*EXERCISE BRIEF*:
From the line with "Recreate this image" to the line with "ErrorBar, ReferenceLine, LabelList", both included, repeat each line exactly and leave out the pictures.
--- Begin DATA EXTRACT ---
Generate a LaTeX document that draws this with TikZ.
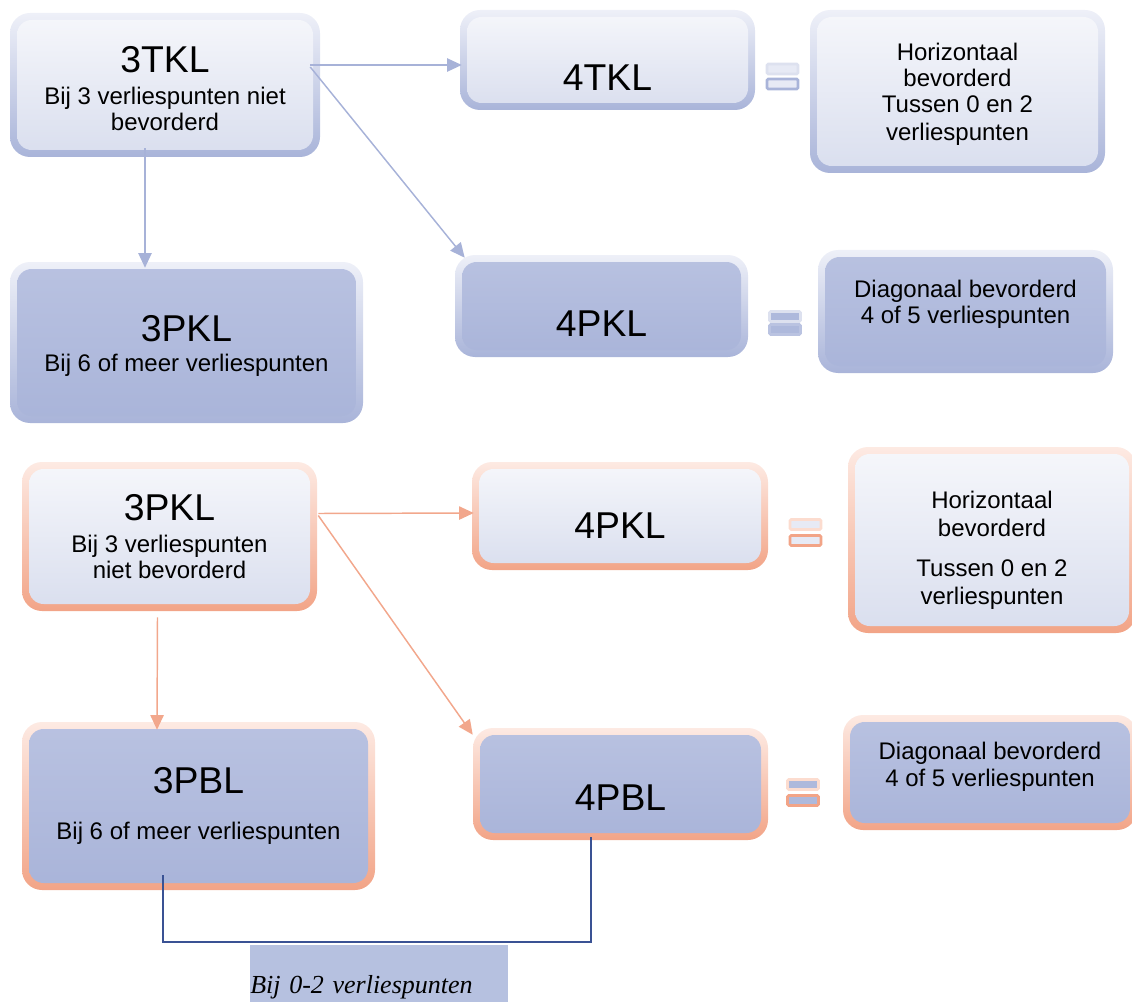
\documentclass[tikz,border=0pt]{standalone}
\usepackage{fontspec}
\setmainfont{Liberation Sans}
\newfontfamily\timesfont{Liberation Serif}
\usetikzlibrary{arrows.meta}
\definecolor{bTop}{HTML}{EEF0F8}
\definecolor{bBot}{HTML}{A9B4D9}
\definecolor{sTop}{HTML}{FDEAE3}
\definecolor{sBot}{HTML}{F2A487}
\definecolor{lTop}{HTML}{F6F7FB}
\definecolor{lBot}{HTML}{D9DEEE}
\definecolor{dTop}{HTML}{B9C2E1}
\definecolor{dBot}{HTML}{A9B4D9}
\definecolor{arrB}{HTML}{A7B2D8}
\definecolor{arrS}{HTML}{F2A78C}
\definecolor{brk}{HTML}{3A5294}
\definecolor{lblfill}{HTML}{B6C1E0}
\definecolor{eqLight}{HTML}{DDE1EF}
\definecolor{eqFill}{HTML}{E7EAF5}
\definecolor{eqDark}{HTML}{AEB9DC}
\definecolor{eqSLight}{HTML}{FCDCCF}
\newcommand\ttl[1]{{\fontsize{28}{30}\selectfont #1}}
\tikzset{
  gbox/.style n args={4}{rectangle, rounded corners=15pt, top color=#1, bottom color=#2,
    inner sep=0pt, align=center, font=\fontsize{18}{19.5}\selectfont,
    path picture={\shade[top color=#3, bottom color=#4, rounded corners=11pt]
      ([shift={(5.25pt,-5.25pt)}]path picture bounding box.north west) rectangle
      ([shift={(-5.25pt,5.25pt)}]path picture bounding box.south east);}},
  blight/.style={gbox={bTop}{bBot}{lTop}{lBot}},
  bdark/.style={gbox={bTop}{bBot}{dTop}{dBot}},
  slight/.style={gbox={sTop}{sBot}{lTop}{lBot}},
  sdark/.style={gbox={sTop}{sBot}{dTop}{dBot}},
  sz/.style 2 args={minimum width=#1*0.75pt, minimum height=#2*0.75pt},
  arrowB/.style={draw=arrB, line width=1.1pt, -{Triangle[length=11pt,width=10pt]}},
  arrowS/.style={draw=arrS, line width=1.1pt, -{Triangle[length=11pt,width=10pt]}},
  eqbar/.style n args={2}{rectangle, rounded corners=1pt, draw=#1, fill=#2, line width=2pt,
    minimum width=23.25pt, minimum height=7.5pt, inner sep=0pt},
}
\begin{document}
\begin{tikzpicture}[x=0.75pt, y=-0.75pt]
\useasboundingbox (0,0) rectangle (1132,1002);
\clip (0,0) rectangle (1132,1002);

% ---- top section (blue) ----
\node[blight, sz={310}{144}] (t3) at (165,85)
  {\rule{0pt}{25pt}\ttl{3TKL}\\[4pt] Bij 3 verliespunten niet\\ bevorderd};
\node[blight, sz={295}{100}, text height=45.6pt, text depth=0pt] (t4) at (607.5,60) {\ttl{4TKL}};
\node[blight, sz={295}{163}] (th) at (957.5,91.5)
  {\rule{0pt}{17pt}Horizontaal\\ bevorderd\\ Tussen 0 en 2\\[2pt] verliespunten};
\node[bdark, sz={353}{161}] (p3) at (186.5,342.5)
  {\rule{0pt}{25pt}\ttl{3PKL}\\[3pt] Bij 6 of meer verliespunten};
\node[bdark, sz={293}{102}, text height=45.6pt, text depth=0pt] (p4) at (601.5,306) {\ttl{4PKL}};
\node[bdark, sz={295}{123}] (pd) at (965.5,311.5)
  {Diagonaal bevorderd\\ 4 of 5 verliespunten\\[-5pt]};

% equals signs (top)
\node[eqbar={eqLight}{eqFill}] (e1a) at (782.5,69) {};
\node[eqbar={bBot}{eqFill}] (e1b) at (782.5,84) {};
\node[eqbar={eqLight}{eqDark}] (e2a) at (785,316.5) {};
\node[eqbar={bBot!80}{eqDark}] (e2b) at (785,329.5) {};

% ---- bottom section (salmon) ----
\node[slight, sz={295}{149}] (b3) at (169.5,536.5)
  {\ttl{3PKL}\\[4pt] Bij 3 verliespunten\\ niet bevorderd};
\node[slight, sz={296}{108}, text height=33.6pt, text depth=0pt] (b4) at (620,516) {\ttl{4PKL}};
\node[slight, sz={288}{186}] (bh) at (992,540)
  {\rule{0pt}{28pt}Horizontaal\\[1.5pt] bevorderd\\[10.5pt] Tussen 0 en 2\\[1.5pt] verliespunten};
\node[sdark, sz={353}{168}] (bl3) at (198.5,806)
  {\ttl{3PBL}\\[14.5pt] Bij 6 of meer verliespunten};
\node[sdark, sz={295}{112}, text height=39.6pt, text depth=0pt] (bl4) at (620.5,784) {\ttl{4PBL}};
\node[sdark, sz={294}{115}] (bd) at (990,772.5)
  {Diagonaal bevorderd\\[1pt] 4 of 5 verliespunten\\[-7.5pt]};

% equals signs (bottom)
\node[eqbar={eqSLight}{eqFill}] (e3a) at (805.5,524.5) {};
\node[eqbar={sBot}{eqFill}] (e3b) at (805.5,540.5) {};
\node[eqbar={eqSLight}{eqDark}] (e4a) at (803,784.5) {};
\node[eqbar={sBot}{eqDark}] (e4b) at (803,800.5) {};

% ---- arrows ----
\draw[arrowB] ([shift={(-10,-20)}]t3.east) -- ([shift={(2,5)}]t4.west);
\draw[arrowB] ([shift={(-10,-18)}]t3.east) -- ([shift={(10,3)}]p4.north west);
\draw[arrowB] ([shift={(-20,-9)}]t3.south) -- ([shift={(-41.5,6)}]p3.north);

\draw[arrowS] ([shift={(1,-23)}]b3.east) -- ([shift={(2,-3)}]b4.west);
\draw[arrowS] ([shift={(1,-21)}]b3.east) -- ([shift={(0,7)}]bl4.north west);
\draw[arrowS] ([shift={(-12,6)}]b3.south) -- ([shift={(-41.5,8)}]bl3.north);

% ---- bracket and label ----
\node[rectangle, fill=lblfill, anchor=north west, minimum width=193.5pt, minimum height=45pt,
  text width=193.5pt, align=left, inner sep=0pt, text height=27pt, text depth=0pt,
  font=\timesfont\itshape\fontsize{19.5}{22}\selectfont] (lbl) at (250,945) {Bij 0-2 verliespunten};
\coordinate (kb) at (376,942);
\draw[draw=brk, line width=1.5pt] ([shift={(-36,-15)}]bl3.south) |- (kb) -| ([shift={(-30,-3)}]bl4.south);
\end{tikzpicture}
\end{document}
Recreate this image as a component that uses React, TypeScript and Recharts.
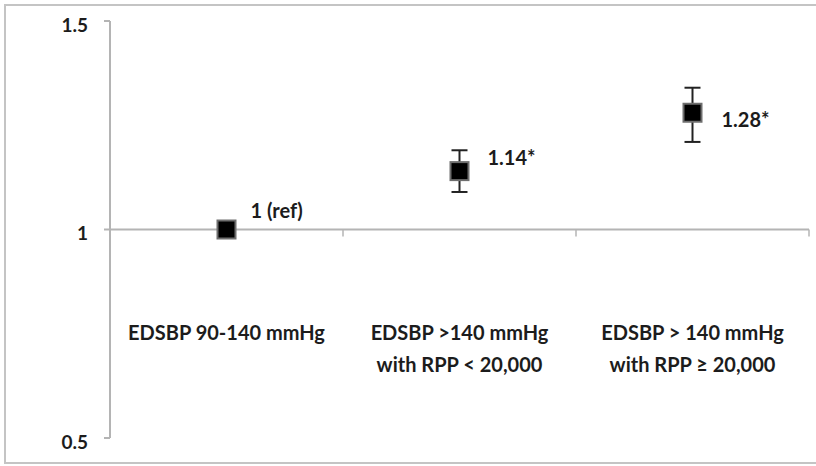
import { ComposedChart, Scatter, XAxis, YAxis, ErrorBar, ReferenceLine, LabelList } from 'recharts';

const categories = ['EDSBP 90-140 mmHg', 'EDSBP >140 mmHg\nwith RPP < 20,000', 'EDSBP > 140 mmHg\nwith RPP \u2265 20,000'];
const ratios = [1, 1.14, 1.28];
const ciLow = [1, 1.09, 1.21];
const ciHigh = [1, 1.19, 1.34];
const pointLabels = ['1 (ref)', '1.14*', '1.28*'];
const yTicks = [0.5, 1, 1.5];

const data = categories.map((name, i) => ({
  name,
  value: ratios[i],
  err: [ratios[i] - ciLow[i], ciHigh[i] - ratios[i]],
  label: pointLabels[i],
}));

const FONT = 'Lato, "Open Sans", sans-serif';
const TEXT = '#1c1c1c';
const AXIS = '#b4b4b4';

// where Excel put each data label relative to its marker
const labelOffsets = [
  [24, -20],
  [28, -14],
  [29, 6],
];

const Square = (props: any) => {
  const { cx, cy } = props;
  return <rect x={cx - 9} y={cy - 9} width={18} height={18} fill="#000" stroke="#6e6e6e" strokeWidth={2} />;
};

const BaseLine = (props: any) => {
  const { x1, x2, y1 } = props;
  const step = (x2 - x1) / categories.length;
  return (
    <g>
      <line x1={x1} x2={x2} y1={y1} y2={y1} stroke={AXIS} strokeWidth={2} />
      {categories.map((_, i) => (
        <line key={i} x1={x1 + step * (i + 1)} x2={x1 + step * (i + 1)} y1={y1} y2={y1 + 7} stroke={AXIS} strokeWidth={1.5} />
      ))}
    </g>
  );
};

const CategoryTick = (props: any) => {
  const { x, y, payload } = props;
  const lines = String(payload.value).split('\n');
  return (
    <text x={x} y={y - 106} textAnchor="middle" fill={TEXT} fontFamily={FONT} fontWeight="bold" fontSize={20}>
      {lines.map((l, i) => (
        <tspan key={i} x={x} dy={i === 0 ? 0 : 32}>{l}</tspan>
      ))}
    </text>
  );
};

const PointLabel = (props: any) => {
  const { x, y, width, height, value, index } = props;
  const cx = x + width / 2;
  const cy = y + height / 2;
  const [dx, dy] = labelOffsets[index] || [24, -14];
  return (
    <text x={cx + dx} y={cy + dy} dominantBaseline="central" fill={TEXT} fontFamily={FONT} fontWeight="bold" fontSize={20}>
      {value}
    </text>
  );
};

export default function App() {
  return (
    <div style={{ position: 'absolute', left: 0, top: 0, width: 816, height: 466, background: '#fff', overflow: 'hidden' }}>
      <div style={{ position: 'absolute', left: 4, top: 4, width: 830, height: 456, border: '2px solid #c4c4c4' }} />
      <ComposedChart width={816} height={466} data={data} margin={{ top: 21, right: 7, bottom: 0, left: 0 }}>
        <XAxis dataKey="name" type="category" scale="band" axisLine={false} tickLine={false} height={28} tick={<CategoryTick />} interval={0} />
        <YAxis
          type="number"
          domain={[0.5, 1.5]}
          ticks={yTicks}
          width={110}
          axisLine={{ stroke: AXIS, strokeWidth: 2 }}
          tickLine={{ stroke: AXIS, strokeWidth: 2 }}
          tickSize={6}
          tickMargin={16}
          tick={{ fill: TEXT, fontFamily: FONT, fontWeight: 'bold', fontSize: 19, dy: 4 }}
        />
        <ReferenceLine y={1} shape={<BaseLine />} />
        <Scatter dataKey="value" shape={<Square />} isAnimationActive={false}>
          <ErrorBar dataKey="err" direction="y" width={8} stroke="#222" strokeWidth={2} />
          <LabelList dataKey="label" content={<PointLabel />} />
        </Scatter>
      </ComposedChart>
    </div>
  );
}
--- End DATA EXTRACT ---
*WRITTEN RESPONSE*:
Recreate this image as a component that uses React, TypeScript and Recharts.
import { ComposedChart, Scatter, XAxis, YAxis, ErrorBar, ReferenceLine, LabelList } from 'recharts';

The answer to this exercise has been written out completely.